## Exercise goal
Quote the data below in full, minus the images.

## Material
▶

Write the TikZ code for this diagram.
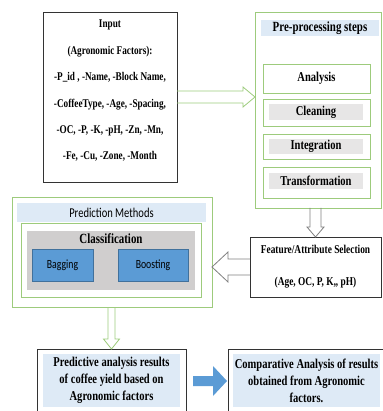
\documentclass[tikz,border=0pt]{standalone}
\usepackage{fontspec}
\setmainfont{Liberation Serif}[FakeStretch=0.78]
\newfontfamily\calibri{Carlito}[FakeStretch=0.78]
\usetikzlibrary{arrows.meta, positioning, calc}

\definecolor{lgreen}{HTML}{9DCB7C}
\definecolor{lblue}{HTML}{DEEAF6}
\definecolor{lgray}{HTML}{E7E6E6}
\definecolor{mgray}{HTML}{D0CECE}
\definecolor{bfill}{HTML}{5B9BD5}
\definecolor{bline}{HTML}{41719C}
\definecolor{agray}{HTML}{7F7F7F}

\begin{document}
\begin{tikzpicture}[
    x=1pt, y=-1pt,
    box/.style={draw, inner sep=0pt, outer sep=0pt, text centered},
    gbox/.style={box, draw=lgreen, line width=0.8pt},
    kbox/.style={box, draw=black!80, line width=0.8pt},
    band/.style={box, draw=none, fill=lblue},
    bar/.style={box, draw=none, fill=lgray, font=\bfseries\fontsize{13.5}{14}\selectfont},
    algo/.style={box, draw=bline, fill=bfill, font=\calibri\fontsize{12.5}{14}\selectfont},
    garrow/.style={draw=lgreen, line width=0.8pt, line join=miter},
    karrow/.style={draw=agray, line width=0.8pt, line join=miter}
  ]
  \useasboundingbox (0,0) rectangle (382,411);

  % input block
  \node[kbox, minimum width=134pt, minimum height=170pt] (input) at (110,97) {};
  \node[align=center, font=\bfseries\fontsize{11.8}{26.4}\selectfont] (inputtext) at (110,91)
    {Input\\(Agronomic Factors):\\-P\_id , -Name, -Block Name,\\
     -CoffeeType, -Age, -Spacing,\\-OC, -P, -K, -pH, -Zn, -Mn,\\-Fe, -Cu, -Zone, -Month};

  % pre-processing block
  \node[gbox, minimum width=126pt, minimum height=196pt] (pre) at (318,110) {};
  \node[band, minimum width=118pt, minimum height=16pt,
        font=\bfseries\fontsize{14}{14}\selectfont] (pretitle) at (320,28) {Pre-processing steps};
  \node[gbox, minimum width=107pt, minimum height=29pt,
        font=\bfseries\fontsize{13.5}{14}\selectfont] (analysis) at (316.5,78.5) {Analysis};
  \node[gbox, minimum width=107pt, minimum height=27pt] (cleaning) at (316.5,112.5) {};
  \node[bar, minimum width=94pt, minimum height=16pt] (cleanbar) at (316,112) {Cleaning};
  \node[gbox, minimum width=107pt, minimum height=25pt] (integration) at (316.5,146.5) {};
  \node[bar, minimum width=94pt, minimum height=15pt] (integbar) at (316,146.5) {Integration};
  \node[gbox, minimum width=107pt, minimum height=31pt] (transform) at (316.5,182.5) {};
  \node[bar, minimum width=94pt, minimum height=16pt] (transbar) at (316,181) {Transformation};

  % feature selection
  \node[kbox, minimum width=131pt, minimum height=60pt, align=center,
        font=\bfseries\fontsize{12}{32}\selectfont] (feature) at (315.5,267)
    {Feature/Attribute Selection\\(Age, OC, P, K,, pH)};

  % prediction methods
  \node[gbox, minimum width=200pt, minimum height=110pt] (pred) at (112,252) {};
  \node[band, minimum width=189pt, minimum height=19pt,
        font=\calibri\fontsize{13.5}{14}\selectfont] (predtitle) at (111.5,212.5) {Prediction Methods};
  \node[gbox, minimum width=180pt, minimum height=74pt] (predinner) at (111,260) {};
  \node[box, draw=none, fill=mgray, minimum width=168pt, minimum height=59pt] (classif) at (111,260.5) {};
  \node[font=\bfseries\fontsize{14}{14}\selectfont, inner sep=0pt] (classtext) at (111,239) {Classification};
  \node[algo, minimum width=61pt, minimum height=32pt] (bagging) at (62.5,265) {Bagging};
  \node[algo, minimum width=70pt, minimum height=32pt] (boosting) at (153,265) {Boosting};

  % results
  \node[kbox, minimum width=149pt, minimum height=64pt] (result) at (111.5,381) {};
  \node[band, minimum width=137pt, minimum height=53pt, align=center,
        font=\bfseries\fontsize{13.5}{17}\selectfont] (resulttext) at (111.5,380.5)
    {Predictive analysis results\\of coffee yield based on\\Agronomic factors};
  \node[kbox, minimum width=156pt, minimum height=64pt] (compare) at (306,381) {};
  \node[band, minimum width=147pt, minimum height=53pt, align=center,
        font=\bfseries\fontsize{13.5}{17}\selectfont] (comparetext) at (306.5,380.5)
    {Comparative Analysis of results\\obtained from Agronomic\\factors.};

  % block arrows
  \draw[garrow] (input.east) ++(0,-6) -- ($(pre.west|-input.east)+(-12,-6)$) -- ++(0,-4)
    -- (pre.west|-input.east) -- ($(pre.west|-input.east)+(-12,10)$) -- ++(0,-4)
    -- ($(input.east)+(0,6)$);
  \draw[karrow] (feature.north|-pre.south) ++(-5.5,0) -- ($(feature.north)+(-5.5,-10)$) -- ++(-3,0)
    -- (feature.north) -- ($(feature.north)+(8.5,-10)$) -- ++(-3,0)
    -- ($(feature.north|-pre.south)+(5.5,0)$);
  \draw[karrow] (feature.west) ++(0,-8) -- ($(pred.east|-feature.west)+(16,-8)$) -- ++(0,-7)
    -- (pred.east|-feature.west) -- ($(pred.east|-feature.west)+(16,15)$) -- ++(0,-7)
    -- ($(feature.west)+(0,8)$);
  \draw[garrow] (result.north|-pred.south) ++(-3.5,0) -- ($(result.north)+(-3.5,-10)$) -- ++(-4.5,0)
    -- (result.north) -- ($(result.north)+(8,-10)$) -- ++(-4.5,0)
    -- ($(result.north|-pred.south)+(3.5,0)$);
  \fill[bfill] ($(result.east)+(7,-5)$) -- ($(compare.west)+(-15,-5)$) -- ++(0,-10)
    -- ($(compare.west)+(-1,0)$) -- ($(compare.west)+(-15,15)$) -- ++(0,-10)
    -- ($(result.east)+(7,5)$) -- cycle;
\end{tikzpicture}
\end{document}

◀

## Solved problem
Write the TikZ code for this diagram.
\documentclass[tikz,border=0pt]{standalone}
\usepackage{fontspec}
\setmainfont{Liberation Serif}[FakeStretch=0.78]
\newfontfamily\calibri{Carlito}[FakeStretch=0.78]
\usetikzlibrary{arrows.meta, positioning, calc}

\definecolor{lgreen}{HTML}{9DCB7C}
\definecolor{lblue}{HTML}{DEEAF6}
\definecolor{lgray}{HTML}{E7E6E6}
\definecolor{mgray}{HTML}{D0CECE}
\definecolor{bfill}{HTML}{5B9BD5}
\definecolor{bline}{HTML}{41719C}
\definecolor{agray}{HTML}{7F7F7F}

\begin{document}
\begin{tikzpicture}[
    x=1pt, y=-1pt,
    box/.style={draw, inner sep=0pt, outer sep=0pt, text centered},
    gbox/.style={box, draw=lgreen, line width=0.8pt},
    kbox/.style={box, draw=black!80, line width=0.8pt},
    band/.style={box, draw=none, fill=lblue},
    bar/.style={box, draw=none, fill=lgray, font=\bfseries\fontsize{13.5}{14}\selectfont},
    algo/.style={box, draw=bline, fill=bfill, font=\calibri\fontsize{12.5}{14}\selectfont},
    garrow/.style={draw=lgreen, line width=0.8pt, line join=miter},
    karrow/.style={draw=agray, line width=0.8pt, line join=miter}
  ]
  \useasboundingbox (0,0) rectangle (382,411);

  % input block
  \node[kbox, minimum width=134pt, minimum height=170pt] (input) at (110,97) {};
  \node[align=center, font=\bfseries\fontsize{11.8}{26.4}\selectfont] (inputtext) at (110,91)
    {Input\\(Agronomic Factors):\\-P\_id , -Name, -Block Name,\\
     -CoffeeType, -Age, -Spacing,\\-OC, -P, -K, -pH, -Zn, -Mn,\\-Fe, -Cu, -Zone, -Month};

  % pre-processing block
  \node[gbox, minimum width=126pt, minimum height=196pt] (pre) at (318,110) {};
  \node[band, minimum width=118pt, minimum height=16pt,
        font=\bfseries\fontsize{14}{14}\selectfont] (pretitle) at (320,28) {Pre-processing steps};
  \node[gbox, minimum width=107pt, minimum height=29pt,
        font=\bfseries\fontsize{13.5}{14}\selectfont] (analysis) at (316.5,78.5) {Analysis};
  \node[gbox, minimum width=107pt, minimum height=27pt] (cleaning) at (316.5,112.5) {};
  \node[bar, minimum width=94pt, minimum height=16pt] (cleanbar) at (316,112) {Cleaning};
  \node[gbox, minimum width=107pt, minimum height=25pt] (integration) at (316.5,146.5) {};
  \node[bar, minimum width=94pt, minimum height=15pt] (integbar) at (316,146.5) {Integration};
  \node[gbox, minimum width=107pt, minimum height=31pt] (transform) at (316.5,182.5) {};
  \node[bar, minimum width=94pt, minimum height=16pt] (transbar) at (316,181) {Transformation};

  % feature selection
  \node[kbox, minimum width=131pt, minimum height=60pt, align=center,
        font=\bfseries\fontsize{12}{32}\selectfont] (feature) at (315.5,267)
    {Feature/Attribute Selection\\(Age, OC, P, K,, pH)};

  % prediction methods
  \node[gbox, minimum width=200pt, minimum height=110pt] (pred) at (112,252) {};
  \node[band, minimum width=189pt, minimum height=19pt,
        font=\calibri\fontsize{13.5}{14}\selectfont] (predtitle) at (111.5,212.5) {Prediction Methods};
  \node[gbox, minimum width=180pt, minimum height=74pt] (predinner) at (111,260) {};
  \node[box, draw=none, fill=mgray, minimum width=168pt, minimum height=59pt] (classif) at (111,260.5) {};
  \node[font=\bfseries\fontsize{14}{14}\selectfont, inner sep=0pt] (classtext) at (111,239) {Classification};
  \node[algo, minimum width=61pt, minimum height=32pt] (bagging) at (62.5,265) {Bagging};
  \node[algo, minimum width=70pt, minimum height=32pt] (boosting) at (153,265) {Boosting};

  % results
  \node[kbox, minimum width=149pt, minimum height=64pt] (result) at (111.5,381) {};
  \node[band, minimum width=137pt, minimum height=53pt, align=center,
        font=\bfseries\fontsize{13.5}{17}\selectfont] (resulttext) at (111.5,380.5)
    {Predictive analysis results\\of coffee yield based on\\Agronomic factors};
  \node[kbox, minimum width=156pt, minimum height=64pt] (compare) at (306,381) {};
  \node[band, minimum width=147pt, minimum height=53pt, align=center,
        font=\bfseries\fontsize{13.5}{17}\selectfont] (comparetext) at (306.5,380.5)
    {Comparative Analysis of results\\obtained from Agronomic\\factors.};

  % block arrows
  \draw[garrow] (input.east) ++(0,-6) -- ($(pre.west|-input.east)+(-12,-6)$) -- ++(0,-4)
    -- (pre.west|-input.east) -- ($(pre.west|-input.east)+(-12,10)$) -- ++(0,-4)
    -- ($(input.east)+(0,6)$);
  \draw[karrow] (feature.north|-pre.south) ++(-5.5,0) -- ($(feature.north)+(-5.5,-10)$) -- ++(-3,0)
    -- (feature.north) -- ($(feature.north)+(8.5,-10)$) -- ++(-3,0)
    -- ($(feature.north|-pre.south)+(5.5,0)$);
  \draw[karrow] (feature.west) ++(0,-8) -- ($(pred.east|-feature.west)+(16,-8)$) -- ++(0,-7)
    -- (pred.east|-feature.west) -- ($(pred.east|-feature.west)+(16,15)$) -- ++(0,-7)
    -- ($(feature.west)+(0,8)$);
  \draw[garrow] (result.north|-pred.south) ++(-3.5,0) -- ($(result.north)+(-3.5,-10)$) -- ++(-4.5,0)
    -- (result.north) -- ($(result.north)+(8,-10)$) -- ++(-4.5,0)
    -- ($(result.north|-pred.south)+(3.5,0)$);
  \fill[bfill] ($(result.east)+(7,-5)$) -- ($(compare.west)+(-15,-5)$) -- ++(0,-10)
    -- ($(compare.west)+(-1,0)$) -- ($(compare.west)+(-15,15)$) -- ++(0,-10)
    -- ($(result.east)+(7,5)$) -- cycle;
\end{tikzpicture}
\end{document}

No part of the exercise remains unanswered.